* start GIVEN DATA *

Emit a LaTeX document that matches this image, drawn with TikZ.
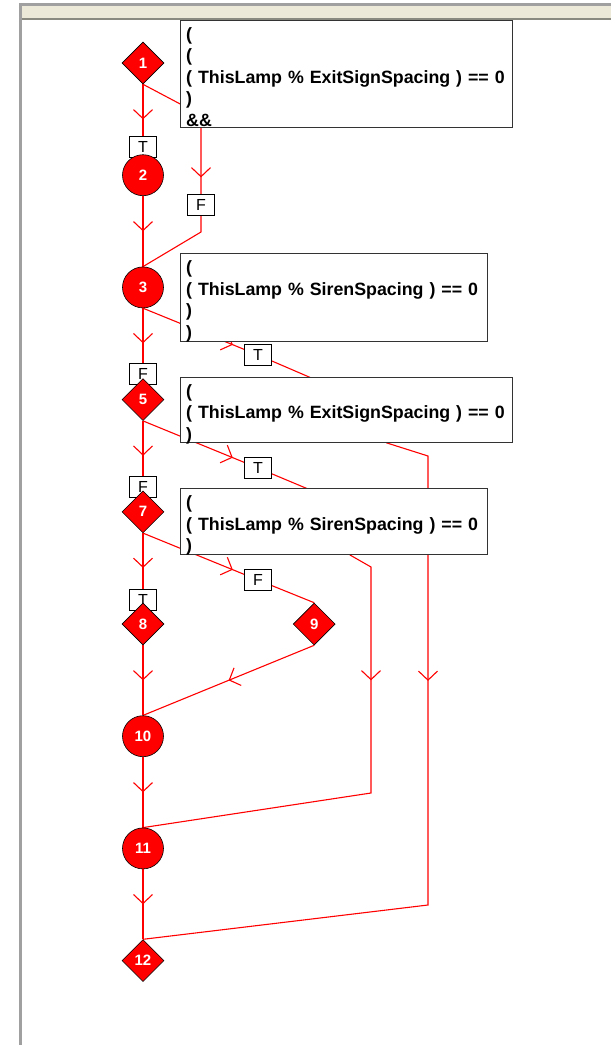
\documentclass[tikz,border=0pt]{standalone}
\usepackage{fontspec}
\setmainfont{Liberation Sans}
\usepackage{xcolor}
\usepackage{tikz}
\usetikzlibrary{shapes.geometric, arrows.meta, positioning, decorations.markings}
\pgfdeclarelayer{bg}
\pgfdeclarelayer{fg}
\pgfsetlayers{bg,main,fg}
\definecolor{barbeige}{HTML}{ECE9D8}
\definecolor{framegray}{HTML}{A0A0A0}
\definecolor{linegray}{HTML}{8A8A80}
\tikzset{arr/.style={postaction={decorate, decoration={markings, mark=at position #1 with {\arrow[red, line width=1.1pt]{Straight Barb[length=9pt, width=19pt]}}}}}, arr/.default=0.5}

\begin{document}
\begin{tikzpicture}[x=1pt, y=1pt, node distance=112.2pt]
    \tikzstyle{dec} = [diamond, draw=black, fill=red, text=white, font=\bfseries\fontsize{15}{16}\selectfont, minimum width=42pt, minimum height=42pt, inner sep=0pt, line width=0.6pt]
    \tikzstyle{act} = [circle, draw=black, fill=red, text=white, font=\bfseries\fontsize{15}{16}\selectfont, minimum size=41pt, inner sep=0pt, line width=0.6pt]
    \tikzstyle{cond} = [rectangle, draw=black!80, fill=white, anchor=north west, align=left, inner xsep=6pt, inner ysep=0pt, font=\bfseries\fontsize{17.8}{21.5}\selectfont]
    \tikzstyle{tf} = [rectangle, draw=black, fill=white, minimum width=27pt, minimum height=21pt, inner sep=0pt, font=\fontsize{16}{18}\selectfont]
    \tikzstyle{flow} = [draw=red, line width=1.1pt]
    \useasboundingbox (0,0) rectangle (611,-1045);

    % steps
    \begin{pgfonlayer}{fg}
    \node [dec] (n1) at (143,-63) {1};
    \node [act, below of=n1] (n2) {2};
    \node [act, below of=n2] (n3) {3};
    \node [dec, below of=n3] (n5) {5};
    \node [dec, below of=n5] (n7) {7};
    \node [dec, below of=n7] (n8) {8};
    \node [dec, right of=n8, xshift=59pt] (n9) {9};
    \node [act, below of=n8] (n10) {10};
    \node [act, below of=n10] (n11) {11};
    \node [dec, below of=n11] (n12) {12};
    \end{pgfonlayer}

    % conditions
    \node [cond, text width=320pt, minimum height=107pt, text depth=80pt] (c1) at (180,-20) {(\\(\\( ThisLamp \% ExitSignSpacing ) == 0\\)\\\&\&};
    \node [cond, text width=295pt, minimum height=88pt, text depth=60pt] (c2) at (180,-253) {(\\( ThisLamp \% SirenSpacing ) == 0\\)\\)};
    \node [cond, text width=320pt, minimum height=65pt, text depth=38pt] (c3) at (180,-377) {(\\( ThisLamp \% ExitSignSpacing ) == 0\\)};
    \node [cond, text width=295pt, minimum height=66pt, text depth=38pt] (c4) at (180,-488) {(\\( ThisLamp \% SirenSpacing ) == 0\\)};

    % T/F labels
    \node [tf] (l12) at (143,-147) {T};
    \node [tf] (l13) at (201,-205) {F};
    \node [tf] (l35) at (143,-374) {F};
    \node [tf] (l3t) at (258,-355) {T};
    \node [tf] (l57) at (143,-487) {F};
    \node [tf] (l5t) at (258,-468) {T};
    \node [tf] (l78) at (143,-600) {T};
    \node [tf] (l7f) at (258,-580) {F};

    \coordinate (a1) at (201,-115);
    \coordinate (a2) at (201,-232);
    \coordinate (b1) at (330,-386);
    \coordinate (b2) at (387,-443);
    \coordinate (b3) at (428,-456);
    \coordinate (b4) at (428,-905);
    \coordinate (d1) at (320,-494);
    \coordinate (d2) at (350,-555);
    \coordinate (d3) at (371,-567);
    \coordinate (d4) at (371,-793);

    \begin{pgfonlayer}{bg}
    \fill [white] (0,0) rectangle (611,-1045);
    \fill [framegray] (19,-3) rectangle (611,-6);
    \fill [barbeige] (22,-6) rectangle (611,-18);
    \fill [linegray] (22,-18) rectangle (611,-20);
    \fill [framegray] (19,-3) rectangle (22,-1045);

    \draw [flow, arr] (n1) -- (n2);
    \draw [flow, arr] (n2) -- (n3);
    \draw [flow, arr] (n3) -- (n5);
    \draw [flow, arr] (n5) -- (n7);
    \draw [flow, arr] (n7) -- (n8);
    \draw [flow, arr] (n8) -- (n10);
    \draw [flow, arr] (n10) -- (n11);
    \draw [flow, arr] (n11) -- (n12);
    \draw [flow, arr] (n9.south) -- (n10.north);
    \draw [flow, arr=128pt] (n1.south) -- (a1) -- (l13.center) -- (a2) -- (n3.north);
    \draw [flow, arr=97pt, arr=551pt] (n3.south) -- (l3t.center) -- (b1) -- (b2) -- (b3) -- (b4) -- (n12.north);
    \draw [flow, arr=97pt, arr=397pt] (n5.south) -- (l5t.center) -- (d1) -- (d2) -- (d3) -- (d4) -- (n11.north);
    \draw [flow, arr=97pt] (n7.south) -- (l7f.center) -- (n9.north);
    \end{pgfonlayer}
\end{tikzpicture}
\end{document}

* end GIVEN DATA *

▶ WRITTEN PROBLEM: Reproduce the material in its entirety and word for word, without the pictures.

▶ COMPLETE OUTPUT:
Emit a LaTeX document that matches this image, drawn with TikZ.
\documentclass[tikz,border=0pt]{standalone}
\usepackage{fontspec}
\setmainfont{Liberation Sans}
\usepackage{xcolor}
\usepackage{tikz}
\usetikzlibrary{shapes.geometric, arrows.meta, positioning, decorations.markings}
\pgfdeclarelayer{bg}
\pgfdeclarelayer{fg}
\pgfsetlayers{bg,main,fg}
\definecolor{barbeige}{HTML}{ECE9D8}
\definecolor{framegray}{HTML}{A0A0A0}
\definecolor{linegray}{HTML}{8A8A80}
\tikzset{arr/.style={postaction={decorate, decoration={markings, mark=at position #1 with {\arrow[red, line width=1.1pt]{Straight Barb[length=9pt, width=19pt]}}}}}, arr/.default=0.5}

\begin{document}
\begin{tikzpicture}[x=1pt, y=1pt, node distance=112.2pt]
    \tikzstyle{dec} = [diamond, draw=black, fill=red, text=white, font=\bfseries\fontsize{15}{16}\selectfont, minimum width=42pt, minimum height=42pt, inner sep=0pt, line width=0.6pt]
    \tikzstyle{act} = [circle, draw=black, fill=red, text=white, font=\bfseries\fontsize{15}{16}\selectfont, minimum size=41pt, inner sep=0pt, line width=0.6pt]
    \tikzstyle{cond} = [rectangle, draw=black!80, fill=white, anchor=north west, align=left, inner xsep=6pt, inner ysep=0pt, font=\bfseries\fontsize{17.8}{21.5}\selectfont]
    \tikzstyle{tf} = [rectangle, draw=black, fill=white, minimum width=27pt, minimum height=21pt, inner sep=0pt, font=\fontsize{16}{18}\selectfont]
    \tikzstyle{flow} = [draw=red, line width=1.1pt]
    \useasboundingbox (0,0) rectangle (611,-1045);

    % steps
    \begin{pgfonlayer}{fg}
    \node [dec] (n1) at (143,-63) {1};
    \node [act, below of=n1] (n2) {2};
    \node [act, below of=n2] (n3) {3};
    \node [dec, below of=n3] (n5) {5};
    \node [dec, below of=n5] (n7) {7};
    \node [dec, below of=n7] (n8) {8};
    \node [dec, right of=n8, xshift=59pt] (n9) {9};
    \node [act, below of=n8] (n10) {10};
    \node [act, below of=n10] (n11) {11};
    \node [dec, below of=n11] (n12) {12};
    \end{pgfonlayer}

    % conditions
    \node [cond, text width=320pt, minimum height=107pt, text depth=80pt] (c1) at (180,-20) {(\\(\\( ThisLamp \% ExitSignSpacing ) == 0\\)\\\&\&};
    \node [cond, text width=295pt, minimum height=88pt, text depth=60pt] (c2) at (180,-253) {(\\( ThisLamp \% SirenSpacing ) == 0\\)\\)};
    \node [cond, text width=320pt, minimum height=65pt, text depth=38pt] (c3) at (180,-377) {(\\( ThisLamp \% ExitSignSpacing ) == 0\\)};
    \node [cond, text width=295pt, minimum height=66pt, text depth=38pt] (c4) at (180,-488) {(\\( ThisLamp \% SirenSpacing ) == 0\\)};

    % T/F labels
    \node [tf] (l12) at (143,-147) {T};
    \node [tf] (l13) at (201,-205) {F};
    \node [tf] (l35) at (143,-374) {F};
    \node [tf] (l3t) at (258,-355) {T};
    \node [tf] (l57) at (143,-487) {F};
    \node [tf] (l5t) at (258,-468) {T};
    \node [tf] (l78) at (143,-600) {T};
    \node [tf] (l7f) at (258,-580) {F};

    \coordinate (a1) at (201,-115);
    \coordinate (a2) at (201,-232);
    \coordinate (b1) at (330,-386);
    \coordinate (b2) at (387,-443);
    \coordinate (b3) at (428,-456);
    \coordinate (b4) at (428,-905);
    \coordinate (d1) at (320,-494);
    \coordinate (d2) at (350,-555);
    \coordinate (d3) at (371,-567);
    \coordinate (d4) at (371,-793);

    \begin{pgfonlayer}{bg}
    \fill [white] (0,0) rectangle (611,-1045);
    \fill [framegray] (19,-3) rectangle (611,-6);
    \fill [barbeige] (22,-6) rectangle (611,-18);
    \fill [linegray] (22,-18) rectangle (611,-20);
    \fill [framegray] (19,-3) rectangle (22,-1045);

    \draw [flow, arr] (n1) -- (n2);
    \draw [flow, arr] (n2) -- (n3);
    \draw [flow, arr] (n3) -- (n5);
    \draw [flow, arr] (n5) -- (n7);
    \draw [flow, arr] (n7) -- (n8);
    \draw [flow, arr] (n8) -- (n10);
    \draw [flow, arr] (n10) -- (n11);
    \draw [flow, arr] (n11) -- (n12);
    \draw [flow, arr] (n9.south) -- (n10.north);
    \draw [flow, arr=128pt] (n1.south) -- (a1) -- (l13.center) -- (a2) -- (n3.north);
    \draw [flow, arr=97pt, arr=551pt] (n3.south) -- (l3t.center) -- (b1) -- (b2) -- (b3) -- (b4) -- (n12.north);
    \draw [flow, arr=97pt, arr=397pt] (n5.south) -- (l5t.center) -- (d1) -- (d2) -- (d3) -- (d4) -- (n11.north);
    \draw [flow, arr=97pt] (n7.south) -- (l7f.center) -- (n9.north);
    \end{pgfonlayer}
\end{tikzpicture}
\end{document}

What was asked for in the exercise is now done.